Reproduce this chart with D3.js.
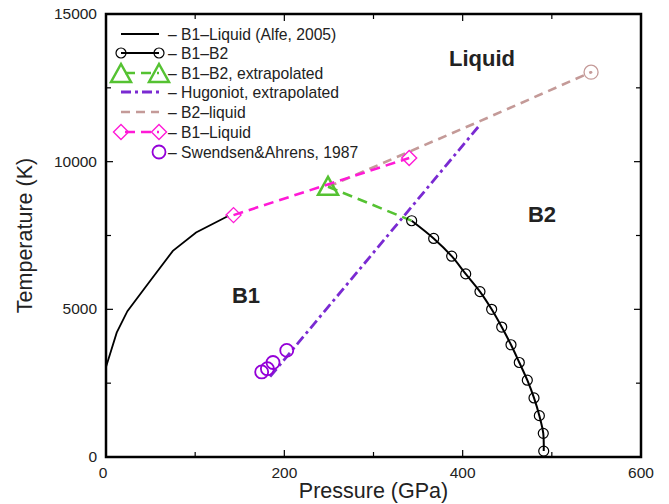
<!DOCTYPE html>
<html>
<head>
<meta charset="utf-8">
<script src="https://cdn.jsdelivr.net/npm/d3@7"></script>
<style>
  body { margin: 0; background: #fff; }
  text { font-family: "Liberation Sans", Arial, Helvetica, sans-serif; }
</style>
</head>
<body>
<script>
// B1-Liquid melting curve (Alfe, 2005)
var alfeP = [0, 12, 24, 49, 75, 101, 137]
var alfeT = [3050, 4210, 4940, 5940, 6980, 7600, 8160]

// B1-B2 boundary
var b1b2P = [342.8, 367.5, 387.7, 403.4, 419.4, 432.5, 443.8, 454.2, 463.5, 472.5, 480, 486, 490.4, 490.9]
var b1b2T = [8000, 7400, 6800, 6200, 5600, 5000, 4400, 3800, 3200, 2600, 2000, 1400, 800, 200]

// B1-B2 extrapolated
var extP = [249, 342.8]
var extT = [9150, 8000]

// Hugoniot extrapolated
var hugP = [184, 420]
var hugT = [2720, 11270]

// B2-liquid
var b2lP = [249, 420, 544]
var b2lT = [9150, 11380, 13030]

// B1-Liquid
var b1lP = [143, 340]
var b1lT = [8190, 10125]

// Swendsen & Ahrens, 1987
var swP = [174.6, 181, 187.3, 202.7]
var swT = [2880, 2990, 3200, 3610]

var xTicks = [0, 200, 400, 600]
var xMinor = [100, 300, 500]
var yTicks = [0, 5000, 10000, 15000]
var yMinor = [2500, 7500, 12500]

var legendLabels = ['B1\u2013Liquid (Alfe, 2005)', 'B1\u2013B2', 'B1\u2013B2, extrapolated',
  'Hugoniot, extrapolated', 'B2\u2013liquid', 'B1\u2013Liquid', 'Swendsen&Ahrens, 1987']

var cPink = '#ff1ad6', cGreen = '#55c232', cHug = '#7a2ad2', cSw = '#9400d8', cBrown = '#c49a98'

var width = 669, height = 504
var svg = d3.select('body').append('svg')
  .attr('width', width)
  .attr('height', height)

var x = d3.scaleLinear().domain([0, 600]).range([106, 641])
var y = d3.scaleLinear().domain([0, 15000]).range([457, 14])

function pts(P, T) { return P.map(function(p, i) { return [p, T[i]] }) }
var line = d3.line().x(function(d) { return x(d[0]) }).y(function(d) { return y(d[1]) })

// ticks, all four sides, pointing inward
var tg = svg.append('g').attr('stroke', '#000').attr('stroke-width', 1.2)
xTicks.concat(xMinor).forEach(function(v) {
  var len = xTicks.indexOf(v) >= 0 ? 7 : 5
  tg.append('line').attr('x1', x(v)).attr('x2', x(v)).attr('y1', y(0)).attr('y2', y(0) - len)
  tg.append('line').attr('x1', x(v)).attr('x2', x(v)).attr('y1', y(15000)).attr('y2', y(15000) + len)
})
yTicks.concat(yMinor).forEach(function(v) {
  var len = yTicks.indexOf(v) >= 0 ? 7 : 5
  tg.append('line').attr('y1', y(v)).attr('y2', y(v)).attr('x1', x(0)).attr('x2', x(0) + len)
  tg.append('line').attr('y1', y(v)).attr('y2', y(v)).attr('x1', x(600)).attr('x2', x(600) - len)
})

// tick labels
svg.append('g').selectAll('text').data(xTicks).enter().append('text')
  .attr('x', function(d) { return x(d) - (d == 0 ? 3 : 0) })
  .attr('y', 478)
  .attr('text-anchor', 'middle')
  .style('font-size', '15.5px')
  .attr('fill', '#222')
  .text(function(d) { return d })
svg.append('g').selectAll('text').data(yTicks).enter().append('text')
  .attr('x', 97)
  .attr('y', function(d) { return y(d) + 5 })
  .attr('text-anchor', 'end')
  .style('font-size', '15.5px')
  .attr('fill', '#222')
  .text(function(d) { return d })

// axis titles
svg.append('text')
  .attr('x', (x(0) + x(600)) / 2)
  .attr('y', 498)
  .attr('text-anchor', 'middle')
  .style('font-size', '21.5px')
  .attr('fill', '#222')
  .text('Pressure (GPa)')
svg.append('g')
  .attr('transform', 'translate(32,' + (y(0) + y(15000)) / 2 + ')')
  .append('text')
  .attr('transform', 'rotate(-90)')
  .attr('text-anchor', 'middle')
  .style('font-size', '21.5px')
  .attr('fill', '#222')
  .text('Temperature (K)')

// region labels
var regions = [['Liquid', 482, 66], ['B2', 542, 222], ['B1', 246, 303]]
regions.forEach(function(r) {
  svg.append('text').attr('x', r[1]).attr('y', r[2])
    .attr('text-anchor', 'middle')
    .style('font-size', '22px').style('font-weight', 'bold')
    .attr('fill', '#222').text(r[0])
})

// marker helpers
function circle(g, cx, cy, r, col, sw) {
  g.append('circle').attr('cx', cx).attr('cy', cy).attr('r', r)
    .attr('fill', 'none').attr('stroke', col).attr('stroke-width', sw)
}
function triangle(g, cx, cy, col) {
  g.append('path').attr('d', 'M' + cx + ',' + (cy - 10) + 'L' + (cx + 10) + ',' + (cy + 8) + 'L' + (cx - 10) + ',' + (cy + 8) + 'Z')
    .attr('fill', 'none').attr('stroke', col).attr('stroke-width', 2.5)
}
function diamond(g, cx, cy, col) {
  g.append('path').attr('d', 'M' + cx + ',' + (cy - 7.5) + 'L' + (cx + 7.5) + ',' + cy + 'L' + cx + ',' + (cy + 7.5) + 'L' + (cx - 7.5) + ',' + cy + 'Z')
    .attr('fill', 'none').attr('stroke', col).attr('stroke-width', 1.4)
}

var plot = svg.append('g')

// Alfe line
plot.append('path').datum(pts(alfeP, alfeT)).attr('d', line)
  .attr('fill', 'none').attr('stroke', '#000').attr('stroke-width', 1.8)

// B2-liquid
plot.append('path').datum(pts(b2lP, b2lT)).attr('d', line)
  .attr('fill', 'none').attr('stroke', cBrown).attr('stroke-width', 2.6).attr('stroke-dasharray', '9,6')
circle(plot, x(b2lP[2]), y(b2lT[2]), 7, cBrown, 1.3)
plot.append('circle').attr('cx', x(b2lP[2])).attr('cy', y(b2lT[2])).attr('r', 1.3).attr('fill', cBrown)

// Hugoniot
plot.append('path').datum(pts(hugP, hugT)).attr('d', line)
  .attr('fill', 'none').attr('stroke', cHug).attr('stroke-width', 2.8).attr('stroke-dasharray', '10,4,3,4')

// B1-B2 extrapolated
plot.append('path').datum(pts(extP, extT)).attr('d', line)
  .attr('fill', 'none').attr('stroke', cGreen).attr('stroke-width', 2.6).attr('stroke-dasharray', '10,6')
triangle(plot, x(extP[0]), y(extT[0]), cGreen)

// B1-Liquid
plot.append('path').datum(pts(b1lP, b1lT)).attr('d', line)
  .attr('fill', 'none').attr('stroke', cPink).attr('stroke-width', 2.6).attr('stroke-dasharray', '10,6')
b1lP.forEach(function(p, i) { diamond(plot, x(p), y(b1lT[i]), cPink) })

// B1-B2
plot.append('path').datum(pts(b1b2P, b1b2T)).attr('d', line.curve(d3.curveCatmullRom))
  .attr('fill', 'none').attr('stroke', '#000').attr('stroke-width', 2)
line.curve(d3.curveLinear)
b1b2P.forEach(function(p, i) { circle(plot, x(p), y(b1b2T[i]), 5, '#000', 1.2) })

// Swendsen & Ahrens
swP.forEach(function(p, i) { circle(plot, x(p), y(swT[i]), 6.5, cSw, 1.8) })

// legend
var lg = svg.append('g')
var rows = [34, 53, 73, 92, 112, 132, 152]
var lx1 = 121, lx2 = 159
rows.forEach(function(ry, i) {
  lg.append('text').attr('x', 168).attr('y', ry + 5.5)
    .style('font-size', '15.7px').attr('fill', '#222')
    .text('\u2013 ' + legendLabels[i])
})
lg.append('line').attr('x1', lx1).attr('x2', lx2).attr('y1', rows[0]).attr('y2', rows[0])
  .attr('stroke', '#000').attr('stroke-width', 1.8)
lg.append('line').attr('x1', lx1).attr('x2', lx2).attr('y1', rows[1]).attr('y2', rows[1])
  .attr('stroke', '#000').attr('stroke-width', 2)
circle(lg, lx1, rows[1], 5, '#000', 1.2)
circle(lg, lx2, rows[1], 5, '#000', 1.2)
lg.append('line').attr('x1', lx1).attr('x2', lx2).attr('y1', rows[2]).attr('y2', rows[2])
  .attr('stroke', cGreen).attr('stroke-width', 2.6).attr('stroke-dasharray', '10,6').attr('stroke-dashoffset', -4)
triangle(lg, lx1, rows[2] + 1, cGreen)
triangle(lg, lx2, rows[2] + 1, cGreen)
lg.append('line').attr('x1', lx1).attr('x2', lx2).attr('y1', rows[3]).attr('y2', rows[3])
  .attr('stroke', cHug).attr('stroke-width', 2.8).attr('stroke-dasharray', '10,4,3,4')
lg.append('line').attr('x1', lx1).attr('x2', lx2).attr('y1', rows[4]).attr('y2', rows[4])
  .attr('stroke', cBrown).attr('stroke-width', 2.6).attr('stroke-dasharray', '9,6')
lg.append('line').attr('x1', lx1).attr('x2', lx2).attr('y1', rows[5]).attr('y2', rows[5])
  .attr('stroke', cPink).attr('stroke-width', 2.6).attr('stroke-dasharray', '10,6').attr('stroke-dashoffset', -4)
diamond(lg, lx1, rows[5], cPink)
diamond(lg, lx2, rows[5], cPink)
circle(lg, lx2, rows[6], 6.5, cSw, 1.8)

// frame
svg.append('rect')
  .attr('x', x(0)).attr('y', y(15000))
  .attr('width', x(600) - x(0)).attr('height', y(0) - y(15000))
  .attr('fill', 'none').attr('stroke', '#000').attr('stroke-width', 2.5)
</script>
</body>
</html>
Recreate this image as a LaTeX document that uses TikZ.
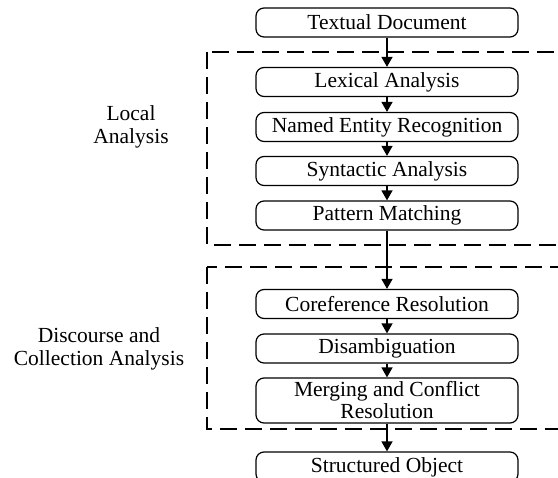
\documentclass[tikz,border=0pt]{standalone}
\usepackage{fontspec}
\setmainfont{Liberation Serif}
\usetikzlibrary{arrows.meta}
\begin{document}
\begin{tikzpicture}[x=1pt,y=-1pt,
  stage/.style={draw, line width=1.2pt, rounded corners=8pt, minimum width=262pt,
    minimum height=29pt, inner sep=0pt, align=center,
    font=\fontsize{21.5}{22}\selectfont},
  flow/.style={line width=1.5pt, -{Triangle[width=11pt,length=10pt]}},
  group/.style={draw, line width=1.5pt, dash pattern=on 17pt off 8pt},
  grouplabel/.style={align=center, font=\fontsize{21.5}{23}\selectfont}]
  \useasboundingbox (0,0) rectangle (558,478);

  % processing groups
  \draw[group] (207,52) rectangle (575,245);
  \draw[group] (207,267) rectangle (575,429);
  \node[grouplabel] (local) at (131,126.5) {Local\\Analysis};
  \node[grouplabel] (disc) at (99,348.5) {Discourse and\\Collection Analysis};

  % pipeline stages
  \node[stage] (doc)   at (387,22.5)  {Textual Document};
  \node[stage] (lex)   at (387,82)    {Lexical Analysis};
  \node[stage] (ner)   at (387,127)   {Named Entity Recognition};
  \node[stage] (syn)   at (387,171)   {Syntactic Analysis};
  \node[stage] (pat)   at (387,215.5) {Pattern Matching};
  \node[stage] (coref) at (387,304)   {Coreference Resolution};
  \node[stage] (dis)   at (387,348.5) {Disambiguation};
  \node[stage, minimum height=45pt] (merge) at (387,400.5) {Merging and Conflict\\Resolution};
  \node[stage, minimum height=30pt] (obj) at (387,467) {Structured Object};

  % connectors
  \draw[flow] (doc) -- (lex);
  \draw[flow] (lex) -- (ner);
  \draw[flow] (ner) -- (syn);
  \draw[flow] (syn) -- (pat);
  \draw[flow] (pat) -- (coref);
  \draw[flow] (coref) -- (dis);
  \draw[flow] (dis) -- (merge);
  \draw[flow] (merge) -- (obj);
\end{tikzpicture}
\end{document}
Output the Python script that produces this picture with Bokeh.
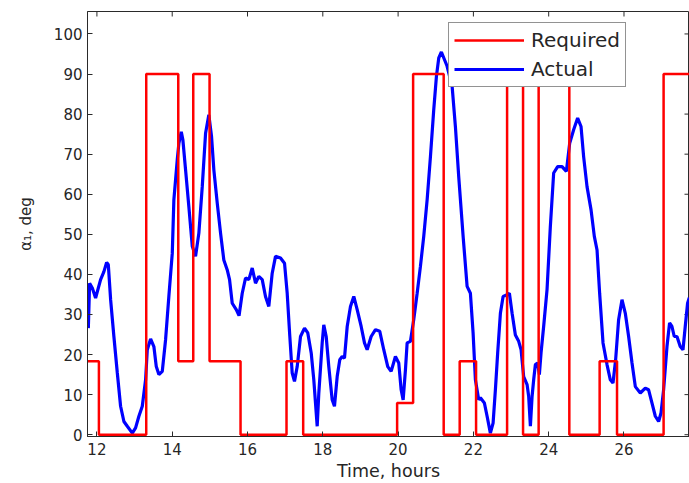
from bokeh.plotting import figure
from bokeh.models import Range1d, FixedTicker, Legend, LegendItem
from bokeh.embed import file_html
from bokeh.resources import INLINE

# Required (step) series: switching times [h] and levels [deg]
req_t = [11.75, 12.053, 13.31, 14.161, 14.559, 14.992, 15.815, 17.036, 17.479, 19.974,
         20.399, 21.211, 21.636, 22.071, 22.895, 23.319, 23.733, 24.548, 25.353, 25.815,
         27.052, 27.75]
req_v = [18.3, 0, 90, 18.3, 90, 18.3, 0, 18.3, 0, 7.9,
         90, 0, 18.3, 0, 90, 0, 90, 0, 18.3, 0,
         90, 90]

# Actual series
act_t = [11.772, 11.806, 11.878, 11.965, 12.098, 12.186, 12.258, 12.303, 12.364, 12.451,
         12.542, 12.629, 12.717, 12.807, 12.940, 13.027, 13.115, 13.205, 13.293, 13.338,
         13.426, 13.513, 13.577, 13.646, 13.736, 13.824, 13.911, 14.002, 14.044, 14.134,
         14.177, 14.241, 14.283, 14.355, 14.442, 14.533, 14.620, 14.708, 14.798, 14.886,
         14.973, 15.045, 15.106, 15.196, 15.284, 15.371, 15.462, 15.523, 15.594, 15.701,
         15.775, 15.860, 15.948, 16.035, 16.125, 16.213, 16.300, 16.391, 16.478, 16.566,
         16.656, 16.744, 16.877, 16.983, 17.054, 17.124, 17.187, 17.248, 17.320, 17.408,
         17.514, 17.601, 17.692, 17.761, 17.851, 17.894, 17.984, 18.026, 18.090, 18.159,
         18.249, 18.310, 18.382, 18.451, 18.515, 18.576, 18.648, 18.735, 18.823, 18.913,
         19.019, 19.107, 19.178, 19.284, 19.399, 19.513, 19.619, 19.725, 19.815, 19.929,
         20.017, 20.081, 20.134, 20.195, 20.240, 20.328, 20.415, 20.506, 20.593, 20.681,
         20.771, 20.859, 20.946, 21.018, 21.080, 21.150, 21.300, 21.435, 21.522, 21.610,
         21.727, 21.833, 21.920, 21.992, 22.053, 22.141, 22.186, 22.292, 22.364, 22.451,
         22.523, 22.584, 22.645, 22.717, 22.789, 22.895, 22.956, 23.028, 23.115, 23.203,
         23.267, 23.335, 23.426, 23.468, 23.514, 23.559, 23.601, 23.646, 23.707, 23.752,
         23.797, 23.866, 23.956, 24.044, 24.132, 24.238, 24.355, 24.469, 24.557, 24.663,
         24.769, 24.859, 24.928, 25.018, 25.125, 25.212, 25.284, 25.353, 25.443, 25.549,
         25.637, 25.708, 25.778, 25.857, 25.947, 26.035, 26.123, 26.213, 26.301, 26.433,
         26.566, 26.654, 26.744, 26.832, 26.920, 26.983, 27.052, 27.142, 27.211, 27.274,
         27.335, 27.407, 27.494, 27.567, 27.627, 27.689, 27.734]
act_v = [26.6, 37.8, 36.6, 34.1, 38.7, 40.7, 43.0, 42.4, 33.7, 24.5,
         15.4, 7.1, 3.3, 2.1, 0.4, 1.7, 4.6, 7.1, 13.7, 21.2,
         23.9, 22.0, 17.0, 15.0, 15.8, 23.7, 34.5, 45.3, 58.6, 68.6,
         72.7, 75.6, 73.6, 66.1, 56.9, 47.0, 44.5, 50.3, 61.9, 75.2,
         79.8, 74.4, 66.1, 57.8, 50.3, 43.6, 41.1, 38.7, 32.8, 31.2,
         29.7, 35.3, 39.1, 38.7, 41.6, 37.8, 39.5, 38.7, 34.5, 32.0,
         40.3, 44.5, 44.1, 42.8, 35.3, 24.5, 15.4, 13.3, 17.0, 24.5,
         26.6, 25.4, 20.4, 13.7, 2.1, 10.4, 22.9, 27.4, 24.5, 17.0,
         8.7, 7.1, 14.5, 18.7, 19.5, 19.1, 27.0, 32.0, 34.5, 31.2,
         27.0, 22.9, 21.2, 24.5, 26.2, 25.8, 21.2, 17.0, 15.8, 19.5,
         17.9, 11.2, 8.7, 16.2, 22.9, 23.3, 28.7, 35.3, 42.0, 49.5,
         58.6, 69.4, 81.0, 89.4, 94.0, 95.5, 92.0, 86.9, 76.9, 64.4,
         49.5, 37.0, 35.3, 25.4, 13.7, 8.7, 9.2, 7.9, 4.6, 0.4,
         2.9, 11.2, 20.4, 30.3, 34.5, 34.9, 35.3, 30.3, 24.9, 23.3,
         21.2, 14.5, 12.5, 9.6, 2.1, 9.6, 13.7, 17.5, 17.9, 15.0,
         20.4, 27.0, 36.2, 52.0, 65.3, 66.9, 66.9, 65.7, 72.7, 76.1,
         79.0, 76.9, 69.4, 61.9, 56.1, 49.5, 46.1, 35.3, 22.9, 17.5,
         13.7, 12.9, 18.7, 28.7, 33.7, 30.3, 24.5, 17.9, 12.0, 10.4,
         11.6, 11.2, 7.9, 4.6, 3.3, 5.4, 11.2, 22.0, 27.9, 27.0,
         24.5, 24.5, 22.0, 21.2, 27.0, 32.8, 34.2]

x_ticks = [12, 14, 16, 18, 20, 22, 24, 26]
y_ticks = [0, 10, 20, 30, 40, 50, 60, 70, 80, 90, 100]

X0, X1 = 11.75, 27.74
Y0, Y1 = -0.45, 105.6

FONT = "DejaVu Sans"
TXT = "#262626"
AX = "#2a2a2a"

p = figure(width=689, height=483, output_backend="svg", toolbar_location=None,
           x_range=Range1d(X0, X1), y_range=Range1d(Y0, Y1),
           min_border_left=87, min_border_right=0, min_border_top=11,
           min_border_bottom=47)
p.outline_line_color = AX
p.outline_line_width = 1
p.xgrid.visible = False
p.ygrid.visible = False
p.background_fill_color = "white"
p.border_fill_color = "white"

xa = p.below[0]
ya = p.left[0]
for ax in (xa, ya):
    ax.major_tick_in = 5
    ax.major_tick_out = 0
    ax.minor_tick_line_color = None
    ax.axis_line_color = AX
    ax.major_tick_line_color = AX
    ax.major_label_text_font = FONT
    ax.major_label_text_font_size = "15px"
    ax.major_label_text_color = TXT
    ax.axis_label_text_font = FONT
    ax.axis_label_text_font_style = "normal"
    ax.axis_label_text_color = TXT
xa.ticker = FixedTicker(ticks=x_ticks)
ya.ticker = FixedTicker(ticks=y_ticks)
xa.axis_label = "Time, hours"
ya.axis_label = "α\u2081, deg"
xa.axis_label_text_font_size = "17.5px"
ya.axis_label_text_font_size = "15px"
xa.major_label_standoff = 6
xa.axis_label_standoff = 3
ya.major_label_standoff = 5
ya.axis_label_standoff = 16

# mirrored tick marks on the top and right box edges (Matlab-style box)
tick_dy = 5.0 * (Y1 - Y0) / 425.0
tick_dx = 5.0 * (X1 - X0) / 602.0
p.segment(x0=x_ticks, y0=[Y1] * len(x_ticks), x1=x_ticks, y1=[Y1 - tick_dy] * len(x_ticks),
          line_color=AX, line_width=1)
p.segment(x0=[X1] * len(y_ticks), y0=y_ticks, x1=[X1 - tick_dx] * len(y_ticks), y1=y_ticks,
          line_color=AX, line_width=1)

r_act = p.line(act_t, act_v, line_color="#0000ff", line_width=3.2)
r_req = p.step(req_t, req_v, mode="after", line_color="#ff0000", line_width=2.5)

legend = Legend(items=[LegendItem(label="Required", renderers=[r_req]),
                       LegendItem(label="Actual", renderers=[r_act])],
                location=(361, 349), margin=0, padding=5, spacing=5,
                glyph_width=70, glyph_height=22, label_height=22, label_standoff=7,
                label_text_font=FONT, label_text_font_size="20px",
                label_text_color=TXT, border_line_color=TXT, border_line_width=1,
                background_fill_color="white", background_fill_alpha=1.0)
p.add_layout(legend)

open("out.html", "w").write(file_html(p, INLINE))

» **EXERCISE PROMPT**: In the listing above, find the line with "Recreate this image" and the line with "(disc) at (99,348.5)". Copy exactly those lines and all between them, minus the images.

» **WRITTEN REPLY**:
Recreate this image as a LaTeX document that uses TikZ.
\documentclass[tikz,border=0pt]{standalone}
\usepackage{fontspec}
\setmainfont{Liberation Serif}
\usetikzlibrary{arrows.meta}
\begin{document}
\begin{tikzpicture}[x=1pt,y=-1pt,
  stage/.style={draw, line width=1.2pt, rounded corners=8pt, minimum width=262pt,
    minimum height=29pt, inner sep=0pt, align=center,
    font=\fontsize{21.5}{22}\selectfont},
  flow/.style={line width=1.5pt, -{Triangle[width=11pt,length=10pt]}},
  group/.style={draw, line width=1.5pt, dash pattern=on 17pt off 8pt},
  grouplabel/.style={align=center, font=\fontsize{21.5}{23}\selectfont}]
  \useasboundingbox (0,0) rectangle (558,478);

  % processing groups
  \draw[group] (207,52) rectangle (575,245);
  \draw[group] (207,267) rectangle (575,429);
  \node[grouplabel] (local) at (131,126.5) {Local\\Analysis};
  \node[grouplabel] (disc) at (99,348.5) {Discourse and\\Collection Analysis};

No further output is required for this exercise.